Dr. Thomas Neylan, also senior author of the research, and director of a specialist PTSD and stress clinic in San Francisco, believes their research provides a possible answer to just how individual the response to trauma is. Neylan said, the typical symptoms of stress and PTSD might actually be due to what areas of the brain are being myelinated due to the stressful or traumatic experience.
“Some people are very avoidant. Some people are very hyperreactive. The idea is that if you can show that these different symptom clusters have different neural circuitry, it might actually lead us closer to subtyping people in a way that we could be more targeted in our treatment.” Said Dr. Thomas Neylan.
This research, published at the end of last year in Transactional Psychiatry, could be a essential learning point in our understanding of how and why people develop trauma disorders.
- See also: 'Psilocybin found to 'repair' neural connections in mammalian brain'
- See also: 'How trauma informed care could help identify and treat ADHD'
- See also: 'EMDR: the “hyperspace” of processing traumatic memories'
Ground-breaking findings
The researchers ultimately, have found that acute stress produces more of something called a glial cell, which in turn is the cell that goes onto create myelin. When there is too much myelin in a brain region or around a connection between one region and another, it could create ‘hyperresponsive’ connections. This could be the answer to things like hypervigilance, avoidance behaviour and emotional dysregulation that are experienced by many people with both PTSD and complex PTSD (C-PTSD).

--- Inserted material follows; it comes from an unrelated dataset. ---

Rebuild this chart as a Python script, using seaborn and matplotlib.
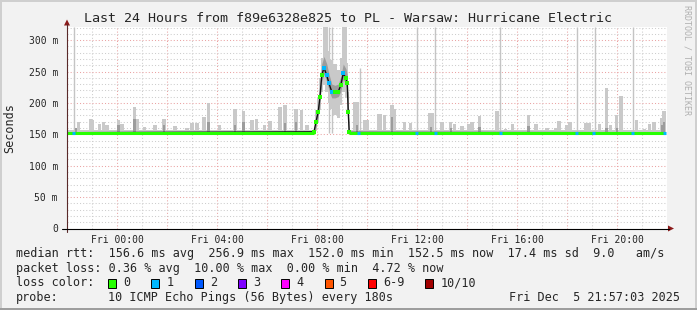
import matplotlib
matplotlib.use("Agg")
import matplotlib.pyplot as plt
import matplotlib.transforms as mtransforms
from matplotlib.patches import Polygon, Rectangle
from matplotlib.ticker import MultipleLocator
import numpy as np
import pandas as pd
import seaborn as sns

W, H = 697, 310

# ---------------- data ----------------
title = "Last 24 Hours from f89e6328e825 to PL - Warsaw: Hurricane Electric"
y_label = "Seconds"
side_text = "RRDTOOL / TOBI OETIKER"
xtick_hours = [0, 4, 8, 12, 16, 20]
xtick_labels = ["Fri 00:00", "Fri 04:00", "Fri 08:00", "Fri 12:00", "Fri 16:00", "Fri 20:00"]
ytick_values = [0, 50, 100, 150, 200, 250, 300]
ytick_labels = ["0", "50 m", "100 m", "150 m", "200 m", "250 m", "300 m"]

start_hour = -2.0
end_hour = 21.92
baseline_rtt = 152.5
smoke_floor = 150.5
smoke_band_top = 157.5

# latency spike around 08:00 (median, smoke bands, loss class)
spike_hours = [7.88, 7.96, 8.05, 8.12, 8.19, 8.28, 8.39, 8.48, 8.59, 8.72, 8.85, 8.95, 9.05, 9.16, 9.21, 9.25, 9.29]
spike_median = [154, 170, 186, 210, 244, 256, 244, 231, 218, 217, 218, 228, 247, 239, 231, 186, 153]
spike_loss = [0, 0, 0, 0, 0, 1, 1, 1, 1, 0, 0, 0, 1, 0, 0, 0, 0]
spike_light_lo = [150, 156, 168, 188, 218, 228, 218, 200, 190, 180, 176, 196, 218, 208, 184, 156, 150]
spike_light_hi = [160, 188, 210, 240, 272, 321, 321, 282, 268, 262, 252, 272, 321, 321, 264, 218, 162]
spike_dark_lo = [151, 162, 178, 200, 234, 246, 234, 220, 208, 208, 210, 218, 238, 228, 220, 176, 151]
spike_dark_hi = [157, 180, 198, 226, 262, 274, 262, 246, 230, 228, 230, 242, 262, 254, 244, 198, 157]

# smoke bumps (max ping) along the baseline
smoke_hours = [-1.55, -1.07, -1.0, -0.7, -0.55, -0.4, 0.05, 0.2, 0.7, 0.8, 1.1, 1.52, 1.88, 2.32, 2.8,
               3.0, 3.2, 3.48, 3.65, 4.1, 4.72, 5.06, 5.4, 5.59, 5.9, 6.12, 6.52, 6.72, 7.16, 7.39, 7.6,
               9.52, 9.62, 9.9, 10.0, 10.45, 10.55, 10.7, 11.0, 11.1, 11.5, 11.75, 12.5, 12.6, 13.0,
               13.35, 13.5, 13.8, 14.05, 14.2, 14.5, 15.2, 15.55, 15.82, 16.45, 16.76, 17.2, 17.55,
               17.68, 18.0, 18.12, 18.75, 18.88, 19.3, 19.57, 19.75, 19.99, 20.16, 20.79, 21.1, 21.3,
               21.48, 21.8, 21.88]
smoke_tops = [170, 174, 172, 166, 169, 165, 172, 166, 194, 175, 162, 165, 174, 164, 160,
              168, 168, 178, 200, 165, 190, 187, 172, 174, 165, 171, 194, 196, 191, 189, 165,
              201, 201, 173, 173, 183, 183, 180, 197, 190, 170, 168, 184, 184, 170,
              170, 166, 163, 166, 170, 179, 187, 158, 166, 180, 167, 160, 160,
              171, 165, 170, 168, 168, 166, 224, 165, 180, 211, 173, 158, 166,
              170, 176, 187]
dark_hours = [-1.65, 0.05, 0.7, 1.88, 3.65, 4.72, 5.06, 6.72, 7.16, 9.6, 11.0, 12.55, 13.35,
              14.5, 16.45, 19.57, 20.0, 21.8, 21.88]
dark_tops = [160, 165, 175, 165, 170, 165, 170, 168, 170, 165, 178, 162, 160,
             162, 163, 160, 160, 165, 170]
# single far-off pings drawn as thin lines
outlier_hours = [-1.71, 8.48, 8.58, 9.7, 12.0, 12.72, 15.32, 18.4, 19.1, 20.65]
outlier_tops = [321, 321, 321, 255, 321, 321, 321, 321, 321, 321]
# baseline samples with 1 lost ping
loss_hours = [-1.75, 9.65, 11.98, 12.72, 15.32, 18.37, 19.05, 20.6, 21.9]

stats_line = "median rtt:  156.6 ms avg  256.9 ms max  152.0 ms min  152.5 ms now  17.4 ms sd  9.0   am/s"
loss_line = "packet loss: 0.36 % avg  10.00 % max  0.00 % min  4.72 % now"
loss_color_title = "loss color:"
loss_color_labels = ["0", "1", "2", "3", "4", "5", "6-9", "10/10"]
loss_color_values = ["#26ff00", "#00b8ff", "#0059ff", "#7e00ff", "#ff00ff", "#ff5500", "#ff0000", "#a10000"]
probe_title = "probe:"
probe_text = "10 ICMP Echo Pings (56 Bytes) every 180s"
date_text = "Fri Dec  5 21:57:03 2025"

# ---------------- styling ----------------
sns.set_style("white")
plt.rcParams['font.family'] = ['DejaVu Sans Mono', 'DejaVu Sans']

BG = "#f2f2f2"
LIGHT = "#c9c9c9"
MID = "#9c9c9c"
MGRID = "#eaa3a3"
GRID = "#cdcdcd"

fig = plt.figure(figsize=(W / 100, H / 100), dpi=100, facecolor=BG)
ID = mtransforms.IdentityTransform()


def fx(x):
    return x / W


def fy(y):
    return 1 - y / H


# plot area: x 67..667, y 27..228.5
ax = fig.add_axes([fx(67), fy(228.5), (667 - 67) / W, (228.5 - 27) / H])
ax.set_facecolor("white")
ax.set_xlim(start_hour, 22.0)
ax.set_ylim(0, 320.9)
for s in ax.spines.values():
    s.set_visible(False)

# grid
ax.xaxis.set_major_locator(MultipleLocator(2))
ax.xaxis.set_minor_locator(MultipleLocator(1))
ax.yaxis.set_major_locator(MultipleLocator(50))
ax.yaxis.set_minor_locator(MultipleLocator(10))
ax.grid(which="minor", color=GRID, linestyle=(0, (1, 2)), linewidth=0.75)
ax.grid(which="major", color=MGRID, linestyle=(0, (1, 2)), linewidth=0.75)
ax.set_axisbelow(True)
ax.tick_params(which="major", length=3, width=0.75, color="#d06060", labelsize=7)
ax.tick_params(which="minor", length=2, width=0.75, color="#a0a0a0")
ax.set_xticks([h for h in range(0, 22, 2)])
ax.set_xticklabels([xtick_labels[xtick_hours.index(h)] if h in xtick_hours else "" for h in range(0, 22, 2)])
ax.set_yticks(ytick_values)
ax.set_yticklabels(ytick_labels)
ax.tick_params(axis="y", pad=3.5)
ax.tick_params(axis="x", pad=1.5)

# baseline smoke band
for a, b in [(start_hour, spike_hours[0]), (spike_hours[-1], end_hour)]:
    ax.fill_between([a, b], [smoke_floor, smoke_floor], [smoke_band_top, smoke_band_top],
                    color=LIGHT, linewidth=0, zorder=2)
ax.bar(smoke_hours, [t - smoke_floor for t in smoke_tops], bottom=smoke_floor, width=0.13,
       color=LIGHT, linewidth=0, zorder=2)
ax.bar(dark_hours, [t - smoke_floor for t in dark_tops], bottom=smoke_floor, width=0.1,
       color=MID, linewidth=0, zorder=2.5)
ax.vlines(outlier_hours, baseline_rtt, outlier_tops, color="#c4c4c4", linewidth=1.0, zorder=2)

# spike smoke
ax.fill_between(spike_hours, spike_light_lo, spike_light_hi, step="mid", color=LIGHT, linewidth=0, zorder=2)
ax.fill_between(spike_hours, spike_dark_lo, spike_dark_hi, color=MID, linewidth=0, zorder=2.6)

# median line
df = pd.DataFrame({"hour": [start_hour] + spike_hours + [end_hour],
                   "rtt": [baseline_rtt] + spike_median + [baseline_rtt]})
sns.lineplot(data=df, x="hour", y="rtt", ax=ax, color="#111111", linewidth=1.0,
             estimator=None, sort=False, zorder=4)
for a, b in [(start_hour, spike_hours[0]), (spike_hours[-1], end_hour)]:
    ax.plot([a, b], [baseline_rtt, baseline_rtt], color=loss_color_values[0], linewidth=2.2,
            solid_capstyle="butt", zorder=5)
ax.hlines([baseline_rtt] * len(loss_hours), [h - 0.06 for h in loss_hours], [h + 0.06 for h in loss_hours],
          color=loss_color_values[1], linewidth=2.2, zorder=6)
for h, v, l in zip(spike_hours, spike_median, spike_loss):
    ax.plot([h], [v], marker="s", markersize=2.2, color=loss_color_values[l], markeredgewidth=0, zorder=6)

ax.set_xlabel("")
ax.set_ylabel("")

# axis lines and arrows (pixel coords)
fig.add_artist(plt.Line2D([67, 67], [H - 232, H - 24], transform=ID, color="#5a2a2a", linewidth=0.8))
fig.add_artist(plt.Line2D([62, 669], [H - 228.5, H - 228.5], transform=ID, color="black", linewidth=0.8))
fig.add_artist(Polygon([[67, H - 19.5], [64, H - 25.5], [70, H - 25.5]], closed=True, transform=ID,
                       facecolor="#8b1a1a", edgecolor="none"))
fig.add_artist(Polygon([[674, H - 228.5], [668, H - 225.5], [668, H - 231.5]], closed=True, transform=ID,
                       facecolor="#8b1a1a", edgecolor="none"))

# borders
fig.add_artist(Rectangle((0, H - 2), W, 2, transform=ID, facecolor="#cfcfcf", edgecolor="none"))
fig.add_artist(Rectangle((0, 0), 2, H, transform=ID, facecolor="#cfcfcf", edgecolor="none"))
fig.add_artist(Rectangle((W - 2, 0), 2, H, transform=ID, facecolor="#cfcfcf", edgecolor="none"))
fig.add_artist(Rectangle((0, 0), W, 2, transform=ID, facecolor="#9e9e9e", edgecolor="none"))

# texts
fig.text(fx(348.5), fy(18), title, ha="center", va="center", fontsize=9.6)
fig.text(fx(10), fy(128), y_label, ha="center", va="center", rotation=90, fontsize=8.5)
fig.text(fx(687), fy(5), side_text, ha="center", va="top", rotation=270, fontsize=6, color="#b0b0b0")

LF = 8.45
fig.text(fx(15.5), fy(254), stats_line, ha="left", va="center", fontsize=LF)
fig.text(fx(15.5), fy(268.5), loss_line, ha="left", va="center", fontsize=LF)
fig.text(fx(15.5), fy(283), loss_color_title, ha="left", va="center", fontsize=LF)
bx = 108
for lab, col in zip(loss_color_labels, loss_color_values):
    fig.add_artist(Rectangle((bx, H - 287.5), 8, 9, transform=ID, facecolor=col,
                             edgecolor="black", linewidth=0.7))
    fig.text(fx(bx + 15), fy(283), lab, ha="left", va="center", fontsize=LF)
    bx += 15 + 7.08 * (len(lab) + 3)
fig.text(fx(15.5), fy(297.5), probe_title, ha="left", va="center", fontsize=LF)
fig.text(fx(107.5), fy(297.5), probe_text, ha="left", va="center", fontsize=LF)
fig.text(fx(680), fy(297.5), date_text, ha="right", va="center", fontsize=LF)

fig.savefig("out.png", dpi=100, facecolor=BG)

“If experience leads you to start to lay down myelin to strengthen certain connections—let’s say your ability to respond quickly to a fearful stimulus—you can speed up that circuit, but you lose the kind of broader adaptive flexibility that you normally would have with mostly unmyelinated axons and dendrites. People with PTSD become almost like a one-note musician—they really know how to respond to fear. But that enhanced, quick response to fear may diminish their adaptive flexibility for non-fear-type behaviour.” Dr. Neylan said.
This is positive news for those experiencing the debilitating symptoms of trauma disorders such as PTSD and C-PTSD. If these findings are backed up by more research across other demographics (such as those with PTSD diagnosis who are not veterans, it could be that scanning these areas of the brain becomes part of an integrated and holistic approach to treating trauma in the future.